Prosecutors: Roof headed to Tennessee after church shootings


              FILE - This June 18, 2015, file photo, provided by the Charleston County Sheriff's Office shows Dylann Roof. The federal death penalty trial of Roof, a white man charged with shooting and killing nine black parishioners during a Bible study at their Charleston church, will be held in November a judge announced Tuesday, June 7, 2016. (Charleston County Sheriff's Office via AP, File)
FILE - This June 18, 2015, file photo, provided by the Charleston County Sheriff's Office shows Dylann Roof. The federal death penalty trial of Roof, a white man charged with shooting and killing nine black parishioners during a Bible study at their Charleston church, will be held in November a judge announced Tuesday, June 7, 2016. (Charleston County Sheriff's Office via AP, File)

CHARLESTON, S.C. - The man charged with killing nine people at a Charleston church used the internet to scope out Emanuel AME and other historically black churches, and was trying to get away to Nashville, Tennessee, when he was arrested, federal prosecutors say.

The new details are included in filings in which prosecutors outline how the charges against Dylann Roof involve interstate commerce. The defense wants the charges tossed, saying the shootings had no relation to interstate commerce as required under federal law to charge hate crimes.
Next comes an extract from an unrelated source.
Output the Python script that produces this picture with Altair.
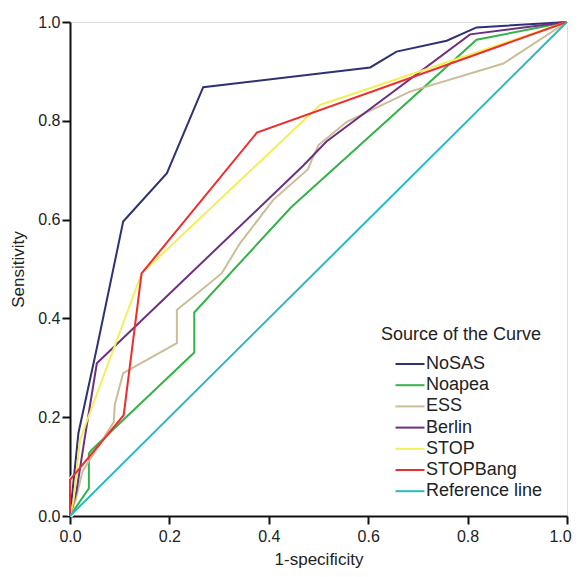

Roof faces 33 federal counts, including hate crimes, in the shooting deaths of nine black parishioners during a Bible study. His death penalty trial is set to begin in November.

In the filings, prosecutors note Roof drove on an interstate highway to Charleston and had a GPS set for Nashville when arrested in North Carolina the day after the shootings on June 17, 2015.

"Defendant used the internet in planning and committing the offense," prosecutors said in the filing late Monday. "Defendant used the internet to research historically black churches, including Emanuel AME Church and other potential targets for his attack."

The filings also noted a phone call was made from Roof's home to the church in February of 2015, about four months before the massacre.

Roof also used the internet to post a manifesto on a website owned by a Russian hosting company. Roof made payments to that company through debits from his bank account four times in 2015 - the last payment only a day before the shootings, prosecutors said.

The payments involved transactions crossing state and international boundaries. Authorities said Roof posed with the Confederate battle flag in online photos and talked of trying to start a race war.

The Glock handgun, the gun magazines and the nearly 80 rounds of Winchester .45 caliber ammunition that were used in the shootings were produced outside South Carolina and had been shipped in interstate commerce, the filing said.

It also noted Emanuel AME is involved in interstate commerce because it is part of a national organization and that people from around the nation, including President Barack Obama, traveled to South Carolina for memorial services after the shootings.

Roof also faces nine counts of murder in state court in a trial set to begin early next year. State prosecutors are also seeking the death penalty.